Lanier pointed to several instances Saturday night in which uniformed police confiscated at least eight guns.

Officers apprehended individuals who were firing an assault rifle about 10:30 p.m. near the 5600 block of Georgia Avenue NW. Officers also took guns from two groups who were firing at each other in the 4200 block of Blaine Street NE about 7:30 p.m.

Although the decline in temperature and resulting drop in people outside late Saturday and early Sunday likely contributed to the lack of injuries and homicides, Lanier said, "there's no question that the presence of so many uniformed officers has been a great deterrent."

Although three of the homicides appeared to be random events, she said, police were investigating whether the homicide in Northeast, which occurred at 2:07 a.m. Saturday at Morse Street and Montello Avenue, was connected with previous shootings and rivalries in the neighborhood.

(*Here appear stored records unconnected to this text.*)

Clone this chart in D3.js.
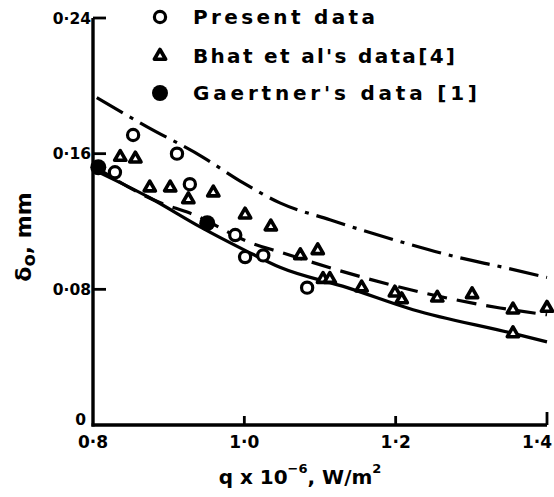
<!DOCTYPE html>
<html><head><meta charset="utf-8">
<script src="https://cdn.jsdelivr.net/npm/d3@7"></script>
<style>body{margin:0;background:#fff}svg{display:block}text{font-family:"DejaVu Sans",sans-serif;font-weight:bold;fill:#000}</style>
</head><body><div id="chart"></div>
<script>
// Data (q x 1e-6 W/m^2, delta0 mm)
const xTicks = [0.8, 1.0, 1.2, 1.4];
const xTickLabels = ["0·8", "1·0", "1·2", "1·4"];
const yTicks = [0, 0.08, 0.16, 0.24];
const yTickLabels = ["0", "0·08", "0·16", "0·24"];

const presentQ = [0.853, 0.911, 0.829, 0.928, 0.988, 1.001, 1.025, 1.083];
const presentD = [0.171, 0.160, 0.149, 0.142, 0.112, 0.099, 0.100, 0.081];

const bhatQ = [0.836, 0.856, 0.875, 0.902, 0.926, 0.959, 1.001, 1.035, 1.074, 1.097, 1.104, 1.113, 1.155, 1.199, 1.208, 1.255, 1.301, 1.355, 1.400, 1.355];
const bhatD = [0.158, 0.157, 0.140, 0.140, 0.133, 0.137, 0.124, 0.117, 0.100, 0.103, 0.086, 0.086, 0.081, 0.078, 0.074, 0.075, 0.077, 0.068, 0.069, 0.054];

const gaertnerQ = [0.807, 0.951];
const gaertnerD = [0.152, 0.119];

// Curves
const solidQ = [0.803, 0.875, 0.941, 1.001, 1.047, 1.136, 1.223, 1.355, 1.400];
const solidD = [0.150, 0.134, 0.117, 0.103, 0.093, 0.081, 0.068, 0.054, 0.049];
const dashedQ = [0.800, 0.889, 0.928, 1.011, 1.047, 1.126, 1.236, 1.338, 1.400];
const dashedD = [0.153, 0.131, 0.125, 0.107, 0.102, 0.091, 0.078, 0.069, 0.065];
const dashDotQ = [0.805, 0.871, 0.945, 0.994, 1.047, 1.113, 1.215, 1.281, 1.342, 1.400];
const dashDotD = [0.193, 0.176, 0.158, 0.144, 0.131, 0.121, 0.107, 0.099, 0.093, 0.087];

const legendLabels = ["Present data", "Bhat et al's data[4]", "Gaertner's data [1]"];

const W = 554, H = 497;
const svg = d3.select("#chart").append("svg").attr("width", W).attr("height", H);

const x = d3.scaleLinear().domain([0.8, 1.4]).range([93, 547]);
const y = d3.scaleLinear().domain([0, 0.24]).range([425, 18]);

const zip = (a, b) => a.map((v, i) => [v, b[i]]);

// Axes
const g = svg.append("g");
g.append("line").attr("x1", x(0.8)).attr("x2", x(0.8)).attr("y1", y(0.24)).attr("y2", y(0) + 1.5)
  .attr("stroke", "#000").attr("stroke-width", 3.4);
g.append("line").attr("x1", x(0.8) - 1.5).attr("x2", x(1.4)).attr("y1", y(0)).attr("y2", y(0))
  .attr("stroke", "#000").attr("stroke-width", 3.4);

yTicks.forEach((t, i) => {
  if (t > 0) g.append("line").attr("x1", x(0.8)).attr("x2", x(0.8) + 13).attr("y1", y(t)).attr("y2", y(t))
    .attr("stroke", "#000").attr("stroke-width", 2.8);
  g.append("text").attr("x", x(0.8) - (t === 0 ? 7 : 2)).attr("y", y(t) - (t === 0 ? 6 : 0)).attr("dy", "0.36em")
    .attr("text-anchor", "end").attr("font-size", 15.5).text(yTickLabels[i]);
});
xTicks.forEach((t, i) => {
  if (t > 0.8) g.append("line").attr("x1", x(t)).attr("x2", x(t)).attr("y1", y(0)).attr("y2", y(0) - (t === 1.4 ? 13 : 9))
    .attr("stroke", "#000").attr("stroke-width", 2.8);
  const last = t === 1.4;
  g.append("text").attr("x", last ? 552 : x(t)).attr("y", y(0) + 23).attr("text-anchor", last ? "end" : "middle")
    .attr("font-size", 17).attr("font-family", "Liberation Sans, Arial, sans-serif").text(xTickLabels[i]);
});

// Axis titles
const yt = svg.append("text").attr("transform", "translate(31,237) rotate(-90)").attr("text-anchor", "middle")
  .attr("font-size", 22);
yt.append("tspan").text("δ");
yt.append("tspan").attr("font-size", 18).attr("dy", 4).text("o");
yt.append("tspan").attr("dy", -4).text(", mm");

const xt = svg.append("text").attr("x", 300).attr("y", 484).attr("text-anchor", "middle").attr("font-size", 20);
xt.append("tspan").text("q x 10");
xt.append("tspan").attr("font-size", 13).attr("dy", -11).text("−6");
xt.append("tspan").attr("dy", 11).text(", W/m");
xt.append("tspan").attr("font-size", 13).attr("dy", -11).text("2");

// Curves
const line = d3.line().x(d => x(d[0])).y(d => y(d[1])).curve(d3.curveMonotoneX);
svg.append("path").datum(zip(solidQ, solidD)).attr("d", line).attr("fill", "none")
  .attr("stroke", "#000").attr("stroke-width", 3.2);
svg.append("path").datum(zip(dashedQ, dashedD)).attr("d", line).attr("fill", "none")
  .attr("stroke", "#000").attr("stroke-width", 3.2).attr("stroke-dasharray", "20 10");
svg.append("path").datum(zip(dashDotQ, dashDotD)).attr("d", line).attr("fill", "none")
  .attr("stroke", "#000").attr("stroke-width", 3.2).attr("stroke-dasharray", "30 8 4 8");

// Markers
const tri = d3.symbol().type(d3.symbolTriangle).size(55);
function triangle(sel) {
  sel.attr("d", tri).attr("fill", "#fff").attr("stroke", "#000").attr("stroke-width", 3.6).attr("stroke-linejoin", "round");
}
svg.append("g").selectAll("path").data(zip(bhatQ, bhatD)).join("path")
  .attr("transform", d => `translate(${x(d[0])},${y(d[1])})`).call(triangle);
svg.append("g").selectAll("circle").data(zip(presentQ, presentD)).join("circle")
  .attr("cx", d => x(d[0])).attr("cy", d => y(d[1])).attr("r", 5.6)
  .attr("fill", "#fff").attr("stroke", "#000").attr("stroke-width", 3.2);
svg.append("g").selectAll("circle").data(zip(gaertnerQ, gaertnerD)).join("circle")
  .attr("cx", d => x(d[0])).attr("cy", d => y(d[1])).attr("r", 8).attr("fill", "#000");

// Legend
const lg = svg.append("g");
const rows = [17, 56, 93];
const legendLen = [182, 262, 284];
lg.append("circle").attr("cx", 160).attr("cy", rows[0]).attr("r", 5.6).attr("fill", "#fff").attr("stroke", "#000").attr("stroke-width", 3.2);
lg.append("path").attr("transform", `translate(160,${rows[1]})`).call(triangle);
lg.append("circle").attr("cx", 160).attr("cy", rows[2]).attr("r", 8).attr("fill", "#000");
legendLabels.forEach((t, i) => {
  lg.append("text").attr("x", 193).attr("y", rows[i]).attr("dy", "0.36em").attr("font-size", 20)
    .attr("textLength", legendLen[i]).attr("lengthAdjust", "spacing").text(t);
});
</script></body></html>
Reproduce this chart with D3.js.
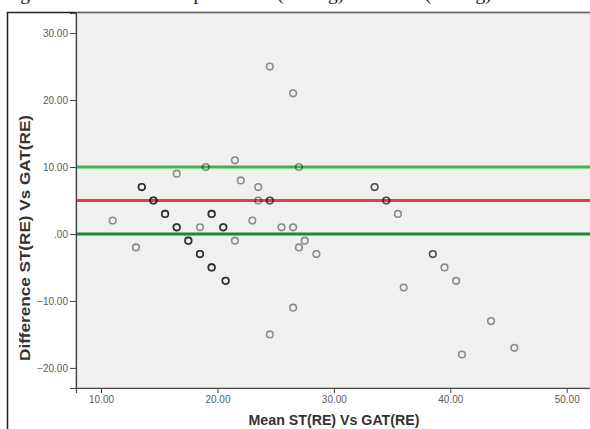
<!DOCTYPE html>
<html lang="en">
<head>
  <meta charset="UTF-8">
  <title>Bland Altman plot</title>
  <style>
    body { margin: 0; background: #fff; }
    .tick text { font-family: Arial, "Liberation Sans", sans-serif; font-size: 10px; fill: #5a5a5a; }
    .tick line, .domain { stroke: #444; }
    .axis-title { font-family: Arial, "Liberation Sans", sans-serif; font-size: 14px; font-weight: bold; fill: #333; }
  </style>
</head>
<body>
  <svg id="chart" width="590" height="429"></svg>

  <script src="https://d3js.org/d3.v7.min.js"></script>
  <script>
    // mean of the two readings (x) and their difference (y), one entry per eye
    const meanVals = [11, 13, 13.5, 13.5, 13.5, 14.5, 14.5, 14.5, 15.5, 15.5, 15.5, 16.5,
      16.5, 16.5, 16.5, 17.5, 17.5, 17.5, 18.5, 18.5, 18.5, 18.5, 19, 19.5, 19.5, 19.5,
      19.5, 19.5, 19.5, 20.5, 20.5, 20.5, 20.7, 20.7, 20.7, 21.5, 21.5, 22, 23, 23.5, 23.5,
      24.5, 24.5, 24.5, 24.5, 25.5, 26.5, 26.5, 26.5, 27, 27, 27.5, 28.5, 33.5, 33.5,
      34.5, 34.5, 35.5, 36, 38.5, 38.5, 39.5, 40.5, 41, 43.5, 45.5];
    const diffVals = [2, -2, 7, 7, 7, 5, 5, 5, 3, 3, 3, 9,
      1, 1, 1, -1, -1, -1, -3, -3, -3, 1, 10, 3, 3, 3,
      -5, -5, -5, 1, 1, 1, -7, -7, -7, 11, -1, 8, 2, 7, 5,
      5, 5, 25, -15, 1, 21, 1, -11, 10, -2, -1, -3, 7, 7,
      5, 5, 3, -8, -3, -3, -5, -7, -18, -13, -17];

    // limits of agreement and mean difference
    const refValues = [10, 5, 0];
    const refColors = ["#3cb54a", "#ee3a3f", "#178a3c"];

    const xTicks = [10, 20, 30, 40, 50];
    const yTicks = [-20, -10, 0, 10, 20, 30];

    const fmt = d => d === 0 ? ".00" : d3.format(".2f")(d);

    const svg = d3.select("#chart");

    // caption of the figure, cut off by the page crop
    svg.append("text")
      .attr("x", 4).attr("y", 0)
      .attr("font-family", "'Liberation Serif', serif")
      .attr("font-size", 19.5)
      .attr("fill", "#222")
      .text("Figure 4: Bland Altman plot of ST (mmHg) and GAT (mmHg).");

    // outer frame
    svg.append("rect")
      .attr("x", 7.5).attr("y", 12.5)
      .attr("width", 620).attr("height", 440)
      .attr("fill", "#fff")
      .attr("stroke", "#222")
      .attr("stroke-width", 1.5);

    const plotL = 76, plotR = 590, plotT = 13, plotB = 388;

    const x = d3.scaleLinear().domain([7.85, 52]).range([plotL, plotR]);
    const y = d3.scaleLinear().domain([-23, 33]).range([plotB, plotT]);

    svg.append("rect")
      .attr("x", plotL).attr("y", plotT)
      .attr("width", plotR - plotL + 5).attr("height", plotB - plotT)
      .attr("fill", "#f0f0f0")
      .attr("stroke", "#9a9a9a");

    svg.append("g")
      .attr("transform", `translate(0,${plotB})`)
      .call(d3.axisBottom(x).tickValues(xTicks).tickFormat(fmt).tickSizeOuter(0).tickSize(5).tickPadding(3));

    svg.append("g")
      .attr("transform", `translate(${plotL},0)`)
      .call(d3.axisLeft(y).tickValues(yTicks).tickFormat(fmt).tickSizeOuter(0).tickSize(6).tickPadding(2));

    svg.selectAll(".domain").attr("stroke-width", 1.2);

    // reference lines
    svg.selectAll(".ref")
      .data(refValues)
      .enter()
      .append("line")
      .attr("class", "ref")
      .attr("x1", plotL + 1).attr("x2", plotR)
      .attr("y1", d => y(d)).attr("y2", d => y(d))
      .attr("stroke", (d, i) => refColors[i])
      .attr("stroke-width", 3);

    // points
    const points = meanVals.map((m, i) => ({ mean: m, diff: diffVals[i] }));
    svg.selectAll(".pt")
      .data(points)
      .enter()
      .append("circle")
      .attr("class", "pt")
      .attr("cx", d => x(d.mean))
      .attr("cy", d => y(d.diff))
      .attr("r", 3.3)
      .attr("fill", "none")
      .attr("stroke", "#000")
      .attr("stroke-opacity", 0.42)
      .attr("stroke-width", 1.6);

    // axis titles
    svg.append("text")
      .attr("class", "axis-title")
      .attr("x", 334).attr("y", 425)
      .attr("text-anchor", "middle")
      .attr("textLength", 171)
      .attr("lengthAdjust", "spacingAndGlyphs")
      .text("Mean ST(RE) Vs GAT(RE)");

    svg.append("text")
      .attr("class", "axis-title")
      .attr("transform", "translate(30,238) rotate(-90)")
      .attr("text-anchor", "middle")
      .attr("textLength", 246)
      .attr("lengthAdjust", "spacingAndGlyphs")
      .text("Difference ST(RE) Vs GAT(RE)");
  </script>
</body>
</html>
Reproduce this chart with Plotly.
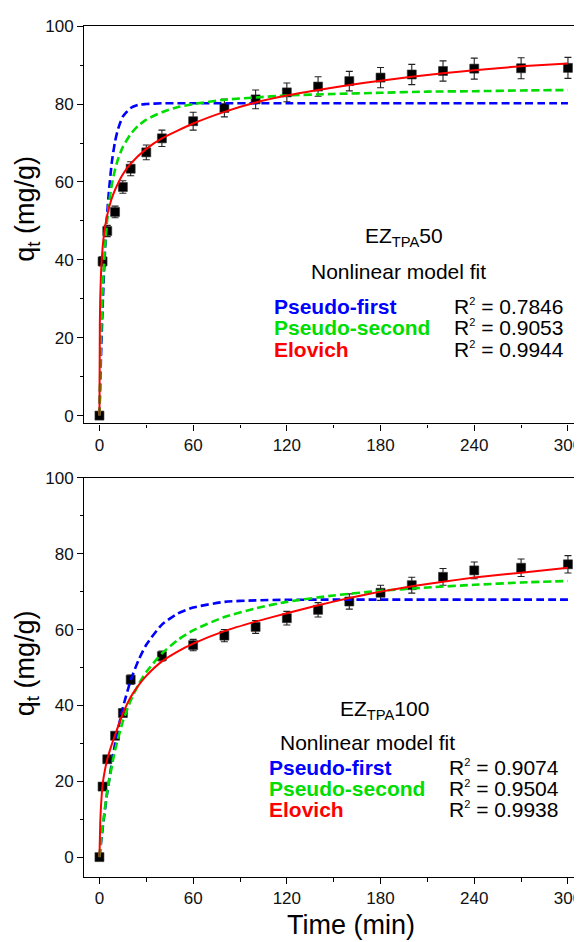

Thomas said he was urging police to investigate whether the increased violence in his ward might be connected with a large number of arrests in the same community about a year ago, particularly because several of the homicide victims were in their late 20s or early 30s rather than adolescent boys.

"Some of those people might have been released while they await trial, and there could be issues with people returning home from prison trying to regain their territories or thinking that people snitched on them. That creates rivalries, too," he said.

Thomas said he has been speaking with ministers who serve the area about how to prevent violence by mentoring residents released from prison and providing more services to youths. He and others have scheduled a community meeting for 7 tonight at Turkey Thicket Recreation Center, 1100 Michigan Ave. NE.